Perspectives and implications
Technologists: Security teams see this as a clear operational priority. The consensus from recent patch guidance is to:
- Prioritize critical fixes affecting remote code execution and privilege escalation.
- Use phased deployments and automation to accelerate safe rollout.
- Maintain tested backups and rollback plans in case the patch affects critical applications or drivers .
Policymakers: An out‑of‑band patch underscores the need for resilient public‑sector cyber hygiene and incident reporting. When foundational services like WSUS require emergency updates, regulators and infrastructure stewards may revisit expectations for patch windows, reporting, and minimum security standards for services that underpin public services.
End users and operators: For many smaller organizations and individual administrators, the hard choice is between deploying quickly and avoiding disruption to business‑critical systems. Clear communication, short test cycles, and staged rollouts reduce the chance that the fix will create new problems while addressing the critical vulnerability promptly.
Adversaries: Public disclosure of a patch often shortens the time until exploit code appears. Attack developers can reverse‑engineer fixes to discover the underlying flaw, so the period immediately after Microsoft’s update is when defensive action is most important. Historically, the window between patch publication and exploit availability can be measured in hours or days, not weeks .
Practical, concrete steps for teams
- Scan your environment for WSUS instances and list exposed endpoints.
- Apply Microsoft’s out‑of‑band update to internet‑facing WSUS servers first.
- Implement a staged rollout for internal systems, validating critical apps in parallel.
- Monitor logs and threat intelligence feeds for suspicious activity tied to WSUS or update delivery.
- Confirm backups and document rollback procedures before broad deployment.
Balancing speed and stability
Speed matters, but so does continuity. The best operational posture blends urgency for high‑risk systems with a controlled, observable deployment for the broader estate — a strategy echoed across recent Microsoft patch guidance and industry best practices .

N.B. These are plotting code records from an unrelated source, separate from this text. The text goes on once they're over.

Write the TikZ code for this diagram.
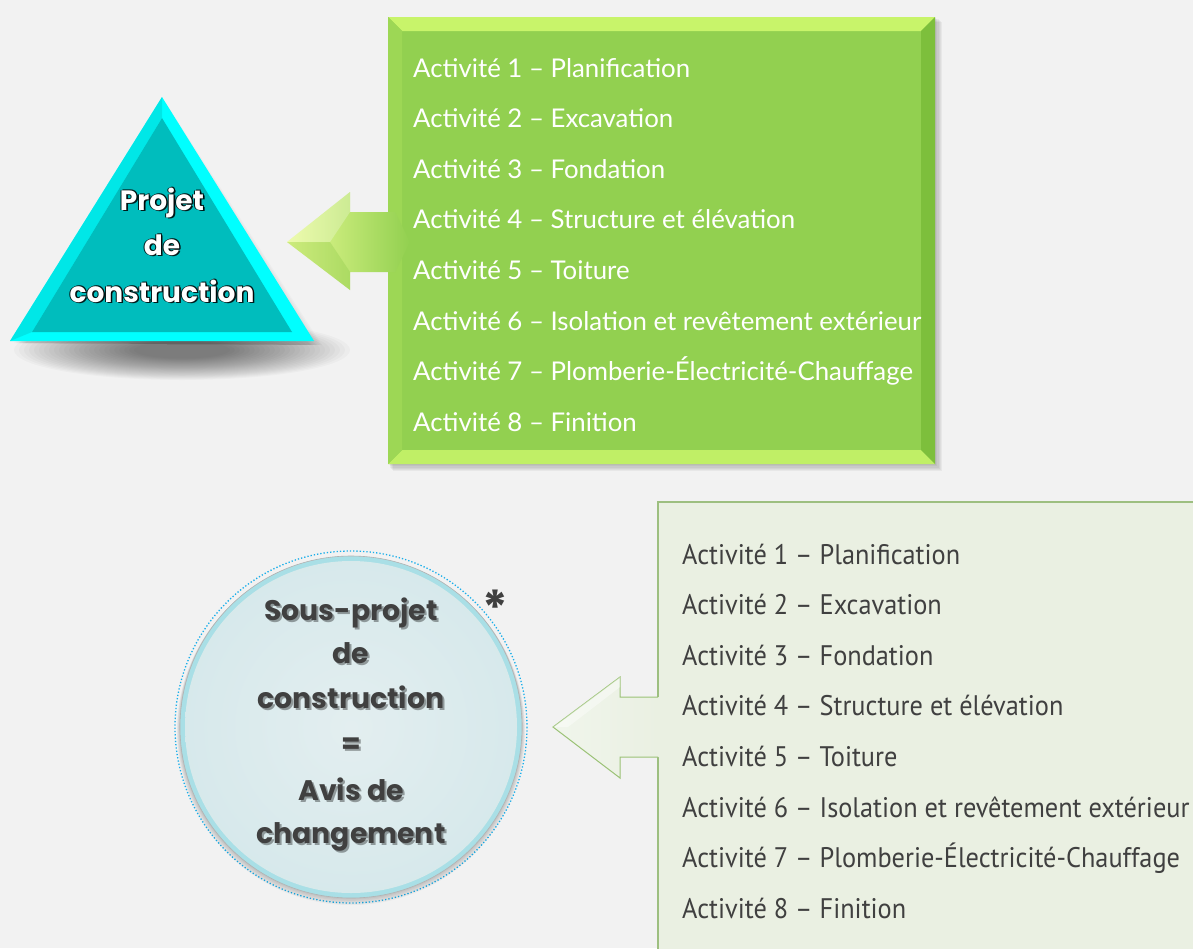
\documentclass[tikz,border=0pt]{standalone}
\usepackage{fontspec}
\newfontfamily\gothic{Poppins}
\newfontfamily\lista{Lato}
\newfontfamily\listb[FakeStretch=0.93]{PT Sans}
\definecolor{bg}{HTML}{F2F2F2}
\definecolor{teal1}{HTML}{00BDBD}
\definecolor{cyan1}{HTML}{00FFFF}
\definecolor{green1}{HTML}{92D050}
\definecolor{green2}{HTML}{C8F46A}
\definecolor{green3}{HTML}{7DBF3C}
\definecolor{pale}{HTML}{EAF0E2}
\definecolor{paleline}{HTML}{9DBF80}
\definecolor{circfill}{HTML}{DCEAEC}
\definecolor{circedge}{HTML}{A9DFE6}
\definecolor{dotblue}{HTML}{1AAEEA}
\definecolor{dark}{HTML}{404040}
\tikzset{
  toplist/.style={anchor=base west, inner sep=0pt, text=white, font=\lista\fontsize{25.8}{28}\selectfont},
  botlist/.style={anchor=base west, inner sep=0pt, text=dark, font=\listb\fontsize{28.3}{30}\selectfont},
  tritext/.style={anchor=base, inner sep=0pt, text=white, font=\gothic\bfseries\fontsize{28}{30}\selectfont},
  trishadow/.style={tritext, text=black, opacity=0.85},
  circtext/.style={anchor=base, inner sep=0pt, text=dark, font=\gothic\bfseries\fontsize{28.3}{30}\selectfont},
  circshadow/.style={circtext, text=black, opacity=0.35},
}
\begin{document}
\begin{tikzpicture}[x=1pt,y=-1pt]
\useasboundingbox (0,0) rectangle (1193,948);
\fill[bg] (0,0) rectangle (1193,948);

% ---------- top green box ----------
\foreach \i in {1,...,6} {
  \fill[black, opacity=0.045] (388+\i*0.8,17+\i*0.8) rectangle (935+\i*1.2,464+\i*1.2);
}
\fill[green1] (388,17) rectangle (935,464);
\fill[green2] (388,17) -- (935,17) -- (921,31) -- (402,31) -- cycle;
\fill[green2!85!green1] (388,464) -- (935,464) -- (921,450) -- (402,450) -- cycle;
\fill[green1!80!green2] (388,17) -- (402,31) -- (402,450) -- (388,464) -- cycle;
\fill[green3] (935,17) -- (921,31) -- (921,450) -- (935,464) -- cycle;
\coordinate (topbox) at (388,242);

% ---------- top arrow ----------
\path[left color=green2!70!yellow!60!white, right color=green1, draw=none]
  (287,242) -- (350,192) -- (350,212) -- (395,212) -- (410,242) -- (395,272) -- (350,272) -- (350,290) -- cycle;
\fill[white, opacity=0.25] (287,242) -- (350,192) -- (350,212) -- (330,242) -- cycle;
\fill[green3, opacity=0.25] (287,242) -- (330,242) -- (350,272) -- (350,290) -- cycle;

% ---------- triangle ----------
\foreach \i in {0,...,24} {
  \fill[black, opacity=0.022] (182,350) ellipse[x radius={168-\i*5}, y radius={30-\i*0.9}];
}
\foreach \i in {0,...,8} {
  \fill[black, opacity=0.02] (14+\i*1.5,343) -- (166,103+\i*1.5) -- (322-\i*1.5,345) -- cycle;
}
\fill[cyan1] (10,341) -- (162,97) -- (314,341) -- cycle;
\fill[teal1] (32,332) -- (162,118) -- (292,332) -- cycle;
\fill[teal1!70!cyan1, opacity=0.5] (10,341) -- (162,97) -- (162,118) -- (32,332) -- cycle;
\coordinate (tri) at (160,240);

\foreach \t/\y/\n in {Projet/210/a, de/255/b, construction/302/c} {
  \node[trishadow] (ts1\n) at (163.6,\y+1.6) {\t};
  \node[trishadow] (ts2\n) at (161,\y+0.8) {\t};
  \node[trishadow] (ts3\n) at (163,\y-0.8) {\t};
  \node[tritext] (tt\n) at (162,\y) {\t};
}

% top list
\node[toplist] (l1) at (413,77) {Activité 1 – Planification};
\node[toplist] (l2) at (413,127.6) {Activité 2 – Excavation};
\node[toplist] (l3) at (413,178.2) {Activité 3 – Fondation};
\node[toplist] (l4) at (413,228.8) {Activité 4 – Structure et élévation};
\node[toplist] (l5) at (413,279.4) {Activité 5 – Toiture};
\node[toplist] (l6) at (413,330) {Activité 6 – Isolation et revêtement extérieur};
\node[toplist] (l7) at (413,380.6) {Activité 7 – Plomberie-Électricité-Chauffage};
\node[toplist] (l8) at (413,431.2) {Activité 8 – Finition};

% ---------- bottom box ----------
\foreach \i in {1,...,4} {
  \fill[black, opacity=0.035] (658+\i*0.8,502+\i*0.8) rectangle (1210,960);
}
\fill[pale] (658,502) rectangle (1210,960);
\draw[paleline, line width=1.6pt] (1210,502) -- (658,502) -- (658,960);

% ---------- bottom arrow ----------
\path[left color=white!85!paleline, right color=pale]
  (553,727) -- (620,677) -- (620,697) -- (659,697) -- (659,757) -- (620,757) -- (620,778) -- cycle;
\draw[paleline!80!green1, line width=1pt, line join=miter]
  (658,697) -- (620,697) -- (620,677) -- (553,727) -- (620,778) -- (620,757) -- (658,757);
\fill[white, opacity=0.4] (553,727) -- (620,677) -- (620,687) -- (568,727) -- cycle;

% bottom list
\node[botlist] (m1) at (682,564) {Activité 1 – Planification};
\node[botlist] (m2) at (682,614.6) {Activité 2 – Excavation};
\node[botlist] (m3) at (682,665.2) {Activité 3 – Fondation};
\node[botlist] (m4) at (682,715.8) {Activité 4 – Structure et élévation};
\node[botlist] (m5) at (682,766.4) {Activité 5 – Toiture};
\node[botlist] (m6) at (682,817) {Activité 6 – Isolation et revêtement extérieur};
\node[botlist] (m7) at (682,867.6) {Activité 7 – Plomberie-Électricité-Chauffage};
\node[botlist] (m8) at (682,918.2) {Activité 8 – Finition};

% ---------- circle ----------
\draw[dotblue, dotted, line width=1.3pt] (351,727) circle[radius=176];
\foreach \i in {1,...,5} {
  \fill[black, opacity=0.04] (351,727+\i*0.8) circle[radius=171+\i*0.6];
}
\fill[circedge] (351,727) circle[radius=171];
\shade[inner color=circfill!80!white, outer color=circfill!90!circedge] (351,727) circle[radius=166];
\draw[gray!60, line width=0.6pt] (351,727) circle[radius=171];
\coordinate (circ) at (351,727);

\foreach \t/\y/\n in {Sous-projet/620/a, de/663/b, construction/708/c, =/753/d, Avis de/800/e, changement/843/f} {
  \node[circshadow] (cs\n) at (353,\y+2.5) {\t};
  \node[circtext] (ct\n) at (351,\y) {\t};
}
\node[inner sep=0pt, text=dark, font=\gothic\bfseries\fontsize{48}{48}\selectfont] (star) at (495,608) {*};

\end{tikzpicture}
\end{document}
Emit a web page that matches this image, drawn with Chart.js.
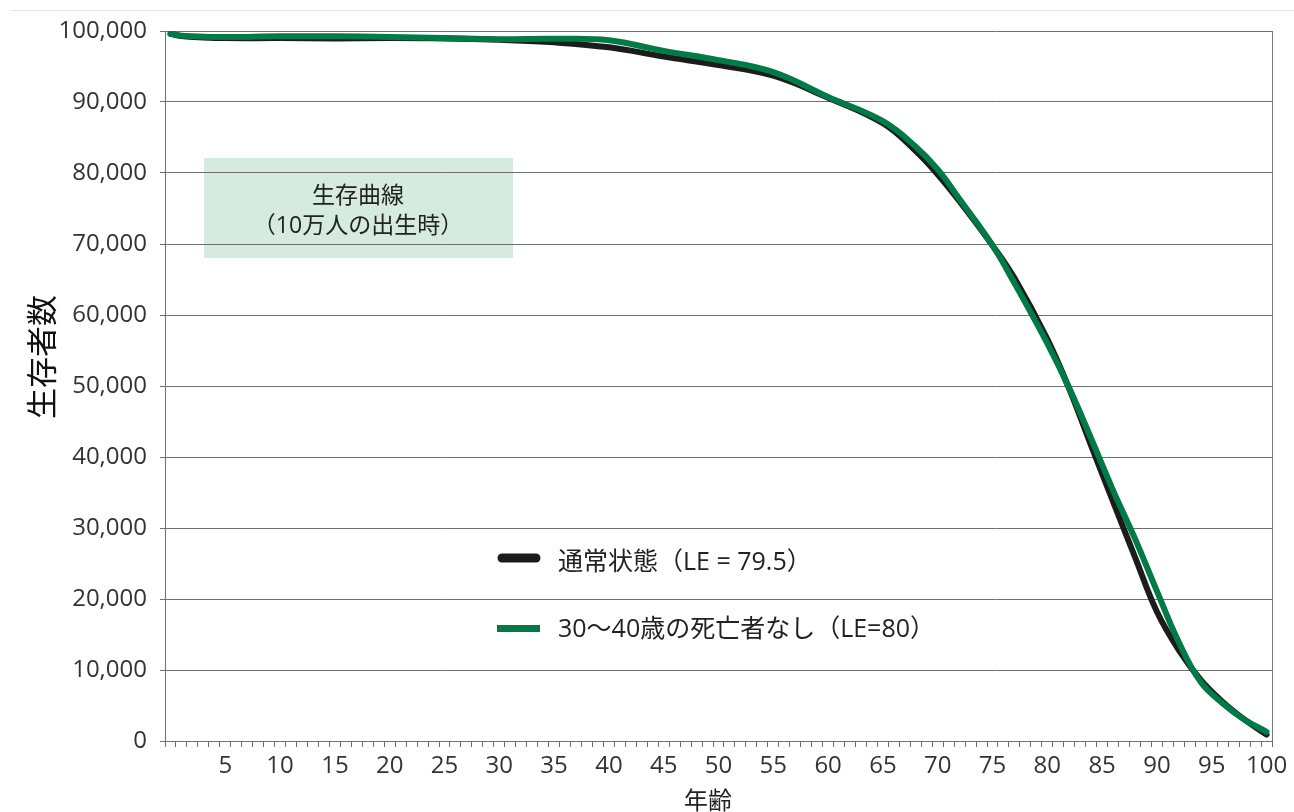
<!DOCTYPE html>
<html lang="ja">
<head>
<meta charset="utf-8">
<title>生存曲線</title>
<script src="https://cdn.jsdelivr.net/npm/chart.js@4/dist/chart.umd.min.js"></script>
<style>
  html, body { margin: 0; padding: 0; background: #ffffff; }
  #wrap { position: relative; width: 1294px; height: 812px; }
</style>
</head>
<body>
<div id="wrap"><canvas id="chart" width="1294" height="812"></canvas></div>
<script>
// Age categories shown on the x axis (0–100 years)
const ageCategories = Array.from({ length: 101 }, (_, i) => i);

// Ages at which the survivor counts were taken
const sampleAges = [0, 1, 3, 5, 10, 15, 20, 25, 30, 35, 40, 45, 50, 55, 60, 65, 68, 70, 72, 75,
  77, 80, 82, 84, 86, 88, 90, 92, 94, 96, 98, 100];

// Survivors per 100,000 births, normal conditions (LE = 79.5)
const normalSurvivors = [99600, 99300, 99100, 99000, 99000, 98950, 99000, 98950, 98750, 98400,
  97700, 96400, 95200, 93700, 90600, 87000, 83100, 79800, 76000, 69800,
  65200, 56600, 49600, 41600, 33700, 25900, 18200, 12800, 8600, 5500, 3000, 900];

// Survivors per 100,000 births, no deaths at ages 30–40 (LE = 80)
const noDeathSurvivors = [99600, 99350, 99200, 99150, 99250, 99250, 99150, 99000, 98850, 98900,
  98700, 97200, 95900, 94200, 90700, 87300, 83700, 80500, 76300, 69800,
  64500, 56000, 49700, 42600, 35300, 28500, 21100, 13900, 8300, 5300, 3000, 1300];

// Text
const seriesNames = ['通常状態（LE = 79.5）', '30～40歳の死亡者なし（LE=80）'];
const boxLines = ['生存曲線', '（10万人の出生時）'];
const yTitle = '生存者数';
const xTitle = '年齢';

const FONT = '"Open Sans", "Noto Sans CJK JP", sans-serif';
const CJK_FONT = '"Noto Sans CJK JP", "Open Sans", sans-serif';
const BLACK = '#1c1c1c';
const GREEN = '#007a46';
const GRID = '#6e6e6e';
const TEXT = '#333333';

const toPoints = values => sampleAges.map((a, i) => ({ x: a, y: values[i] }));

// Extra drawing: caption box, legend, axis titles, frame lines
const decorations = {
  id: 'decorations',
  beforeDraw(chart) {
    const { ctx } = chart;
    ctx.save();
    // light outer frame line
    ctx.strokeStyle = '#e6e6e6';
    ctx.lineWidth = 1;
    ctx.beginPath();
    ctx.moveTo(10, 10.5);
    ctx.lineTo(1294, 10.5);
    ctx.stroke();
    // caption box background
    ctx.fillStyle = '#d5ebe1';
    ctx.fillRect(204, 158, 309, 100);
    ctx.restore();
  },
  beforeDatasetsDraw(chart) {
    const { ctx, chartArea } = chart;
    ctx.save();
    ctx.strokeStyle = '#7a7a7a';
    ctx.lineWidth = 1;
    ctx.beginPath();
    ctx.moveTo(Math.round(chartArea.right) + 0.5, chartArea.top);
    ctx.lineTo(Math.round(chartArea.right) + 0.5, chartArea.bottom);
    ctx.stroke();
    ctx.restore();
  },
  afterDraw(chart) {
    const { ctx } = chart;
    ctx.save();
    // caption text
    ctx.fillStyle = '#222222';
    ctx.textAlign = 'center';
    ctx.textBaseline = 'middle';
    ctx.font = '23px ' + FONT;
    ctx.fillText(boxLines[0], 358, 196);
    ctx.fillText(boxLines[1], 358, 226);

    // legend
    ctx.lineCap = 'round';
    ctx.strokeStyle = BLACK;
    ctx.lineWidth = 9;
    ctx.beginPath();
    ctx.moveTo(502, 558);
    ctx.lineTo(536, 558);
    ctx.stroke();
    ctx.lineCap = 'butt';
    ctx.strokeStyle = GREEN;
    ctx.lineWidth = 7;
    ctx.beginPath();
    ctx.moveTo(497, 628.5);
    ctx.lineTo(540, 628.5);
    ctx.stroke();
    ctx.fillStyle = '#222222';
    ctx.textAlign = 'left';
    ctx.font = '25px ' + FONT;
    ctx.fillText(seriesNames[0], 558, 563);
    ctx.fillText(seriesNames[1], 558, 630);

    // y axis title
    ctx.save();
    ctx.translate(41, 357);
    ctx.rotate(-Math.PI / 2);
    ctx.textAlign = 'center';
    ctx.textBaseline = 'middle';
    ctx.font = '31px ' + CJK_FONT;
    ctx.fillStyle = '#111111';
    ctx.fillText(yTitle, 0, 0);
    ctx.restore();

    // x axis title
    ctx.textAlign = 'center';
    ctx.textBaseline = 'middle';
    ctx.font = '24px ' + CJK_FONT;
    ctx.fillStyle = '#222222';
    ctx.fillText(xTitle, 708, 800);
    ctx.restore();
  }
};

const lineStyle = {
  borderWidth: 6,
  pointRadius: 0,
  tension: 0.4,
  borderCapStyle: 'round',
  borderJoinStyle: 'round',
  fill: false
};

new Chart(document.getElementById('chart'), {
  type: 'line',
  data: {
    labels: ageCategories,
    datasets: [
      Object.assign({
        label: seriesNames[0],
        data: toPoints(normalSurvivors),
        borderColor: BLACK,
        backgroundColor: BLACK,
        order: 2
      }, lineStyle),
      Object.assign({
        label: seriesNames[1],
        data: toPoints(noDeathSurvivors),
        borderColor: GREEN,
        backgroundColor: GREEN,
        order: 1
      }, lineStyle)
    ]
  },
  options: {
    responsive: false,
    animation: false,
    devicePixelRatio: 1,
    layout: { padding: { top: 31, right: 22, left: 0, bottom: 0 } },
    plugins: {
      legend: { display: false },
      tooltip: { enabled: false }
    },
    scales: {
      x: {
        type: 'category',
        offset: true,
        grid: {
          offset: true,
          drawOnChartArea: false,
          drawTicks: true,
          tickLength: 6,
          color: GRID,
          lineWidth: 1
        },
        border: { display: true, color: GRID, width: 1 },
        ticks: {
          autoSkip: false,
          maxRotation: 0,
          minRotation: 0,
          padding: 5,
          color: TEXT,
          font: { family: FONT, size: 24 },
          callback(value) {
            const age = this.getLabelForValue(value);
            return (age % 5 === 0 && age > 0) ? String(age) : '';
          }
        },
        afterFit(scale) { scale.height = 71; }
      },
      y: {
        min: 0,
        max: 100000,
        grid: { color: GRID, lineWidth: 1, drawTicks: true, tickLength: 5 },
        border: { display: true, color: GRID, width: 1 },
        ticks: {
          stepSize: 10000,
          padding: 13,
          color: TEXT,
          font: { family: FONT, size: 24 },
          callback: v => Number(v).toLocaleString('en-US')
        },
        afterFit(scale) { scale.width = 165; }
      }
    }
  },
  plugins: [decorations]
});
</script>
</body>
</html>
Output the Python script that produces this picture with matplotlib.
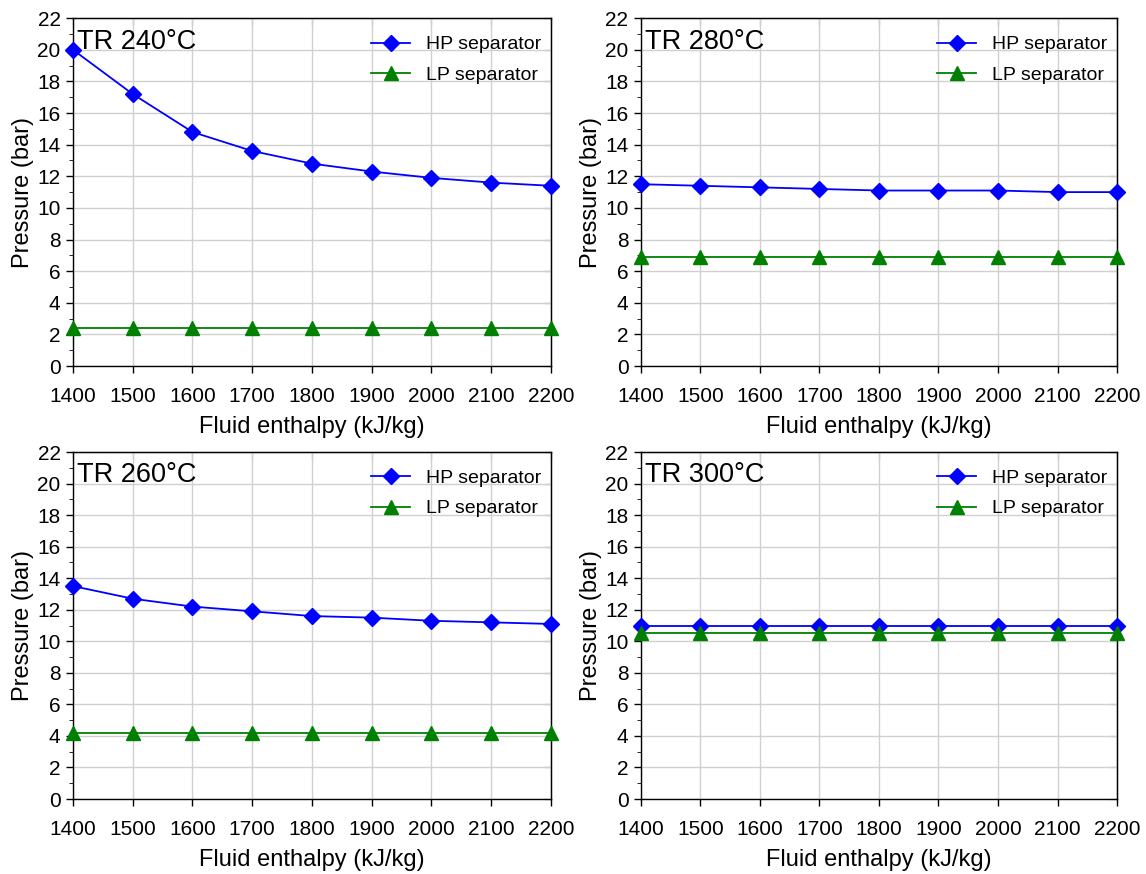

In short: treat the WSUS patch as an emergency, not an optional update. Prioritize externally exposed services, move quickly to remediate, and keep rollback plans at hand.
Closing thought
When a vendor breaks the cadence to issue an out‑of‑band fix, it’s a reminder that assumptions about regular maintenance can fail. The question organizations must now ask themselves is simple but stark: are your defenses configured to act when the schedule changes and the stakes rise? The answer will determine whether this week’s patch is a routine administrative task or the thin line that prevented a much larger crisis.